Work out the number of lines with the word "seaborn" in the material below, then reply with that number only.
---------- Information supplied ----------
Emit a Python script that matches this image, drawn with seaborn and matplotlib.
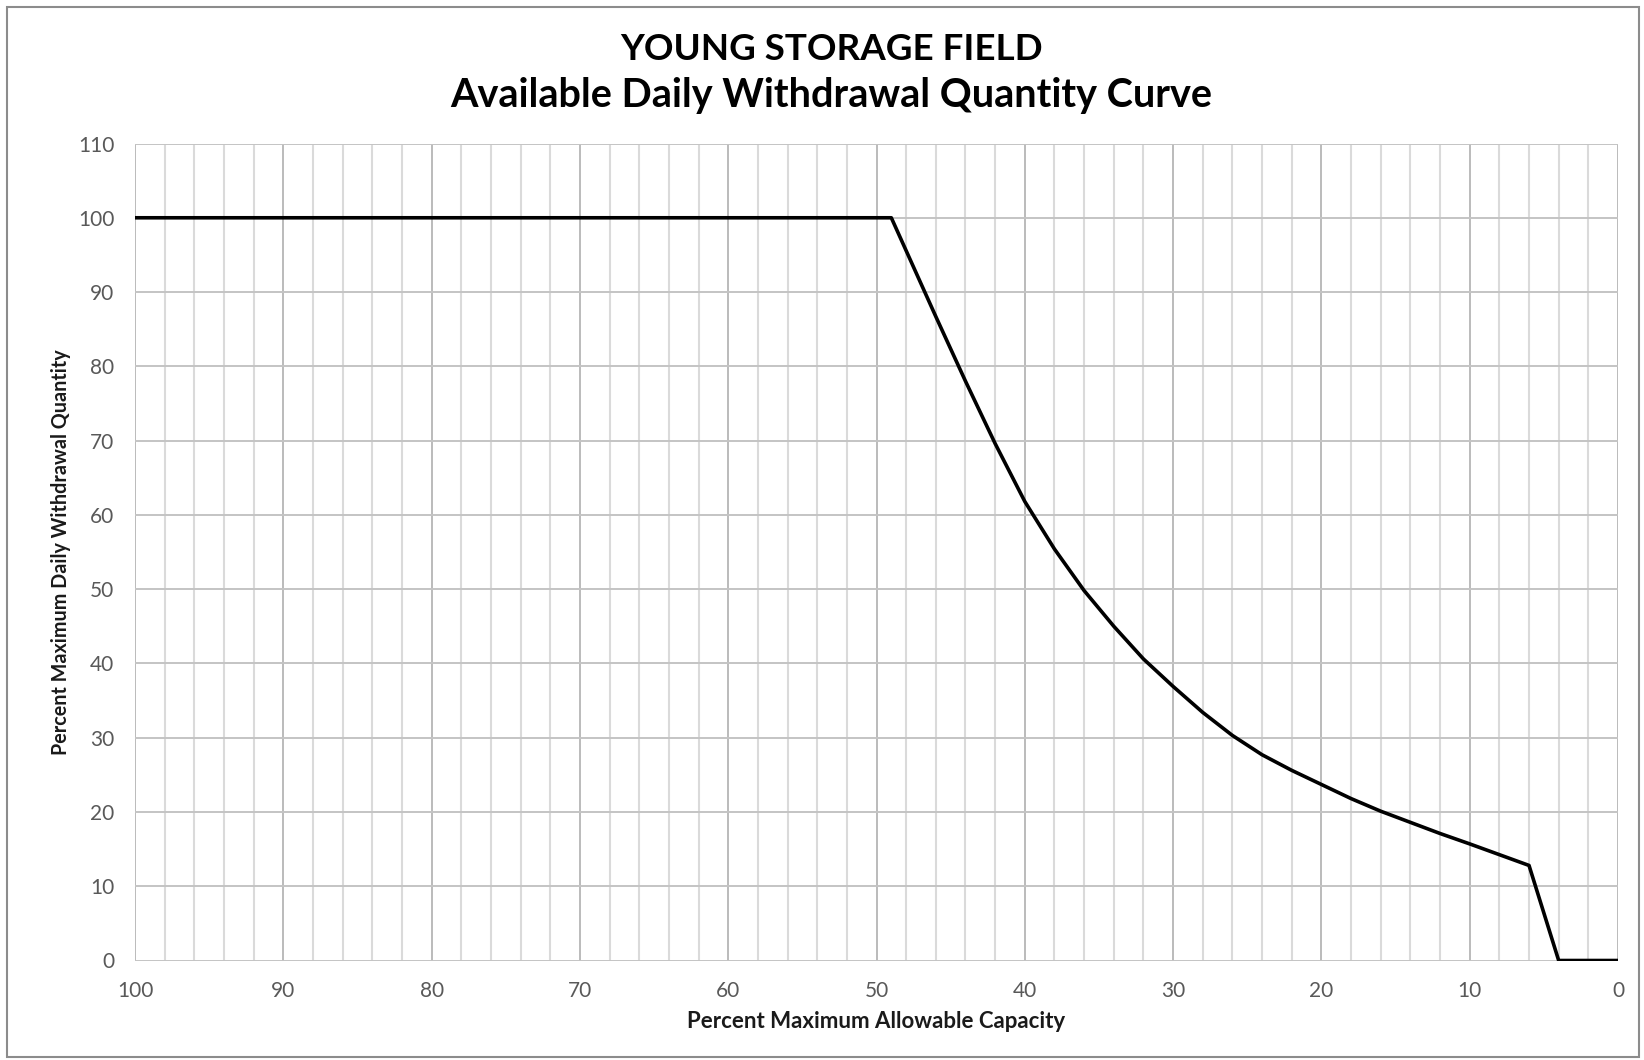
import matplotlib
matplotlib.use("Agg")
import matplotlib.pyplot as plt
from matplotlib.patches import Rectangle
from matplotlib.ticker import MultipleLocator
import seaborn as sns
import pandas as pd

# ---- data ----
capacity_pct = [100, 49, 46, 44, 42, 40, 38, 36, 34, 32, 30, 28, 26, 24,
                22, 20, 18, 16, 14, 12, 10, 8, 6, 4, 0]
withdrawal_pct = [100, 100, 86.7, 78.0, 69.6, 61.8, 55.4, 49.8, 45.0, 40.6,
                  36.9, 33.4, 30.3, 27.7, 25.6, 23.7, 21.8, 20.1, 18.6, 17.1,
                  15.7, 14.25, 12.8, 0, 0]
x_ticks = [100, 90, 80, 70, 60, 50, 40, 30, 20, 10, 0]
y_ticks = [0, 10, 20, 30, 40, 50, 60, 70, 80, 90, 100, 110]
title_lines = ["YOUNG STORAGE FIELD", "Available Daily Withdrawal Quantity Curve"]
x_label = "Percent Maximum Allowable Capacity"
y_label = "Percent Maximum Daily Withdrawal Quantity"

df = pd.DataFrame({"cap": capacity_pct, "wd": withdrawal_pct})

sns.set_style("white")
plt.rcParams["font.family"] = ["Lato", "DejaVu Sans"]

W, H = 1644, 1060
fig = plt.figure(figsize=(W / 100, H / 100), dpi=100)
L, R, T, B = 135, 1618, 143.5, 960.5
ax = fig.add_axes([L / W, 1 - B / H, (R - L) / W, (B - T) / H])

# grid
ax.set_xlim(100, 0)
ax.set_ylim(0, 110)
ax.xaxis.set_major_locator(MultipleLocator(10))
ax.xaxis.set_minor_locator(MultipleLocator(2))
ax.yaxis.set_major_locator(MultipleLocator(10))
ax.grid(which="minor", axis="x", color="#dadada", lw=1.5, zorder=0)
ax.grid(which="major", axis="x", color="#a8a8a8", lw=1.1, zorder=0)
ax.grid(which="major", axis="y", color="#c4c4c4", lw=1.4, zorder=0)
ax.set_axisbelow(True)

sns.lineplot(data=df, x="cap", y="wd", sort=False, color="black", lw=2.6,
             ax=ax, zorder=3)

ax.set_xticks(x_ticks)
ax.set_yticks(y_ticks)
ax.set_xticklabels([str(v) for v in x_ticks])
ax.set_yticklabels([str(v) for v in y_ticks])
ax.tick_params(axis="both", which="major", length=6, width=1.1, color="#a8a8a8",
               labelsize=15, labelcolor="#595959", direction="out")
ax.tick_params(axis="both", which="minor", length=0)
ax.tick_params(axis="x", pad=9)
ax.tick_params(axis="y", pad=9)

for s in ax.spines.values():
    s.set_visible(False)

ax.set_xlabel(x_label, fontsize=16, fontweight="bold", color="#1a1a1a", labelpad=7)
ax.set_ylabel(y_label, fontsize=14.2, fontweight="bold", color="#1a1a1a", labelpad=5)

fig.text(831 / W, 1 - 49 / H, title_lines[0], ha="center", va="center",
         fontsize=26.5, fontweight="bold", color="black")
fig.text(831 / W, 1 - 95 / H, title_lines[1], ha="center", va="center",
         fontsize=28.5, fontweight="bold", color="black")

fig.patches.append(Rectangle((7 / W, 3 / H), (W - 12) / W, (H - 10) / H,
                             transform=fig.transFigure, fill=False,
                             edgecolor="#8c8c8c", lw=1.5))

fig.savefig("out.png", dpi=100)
----------
**Response below**
2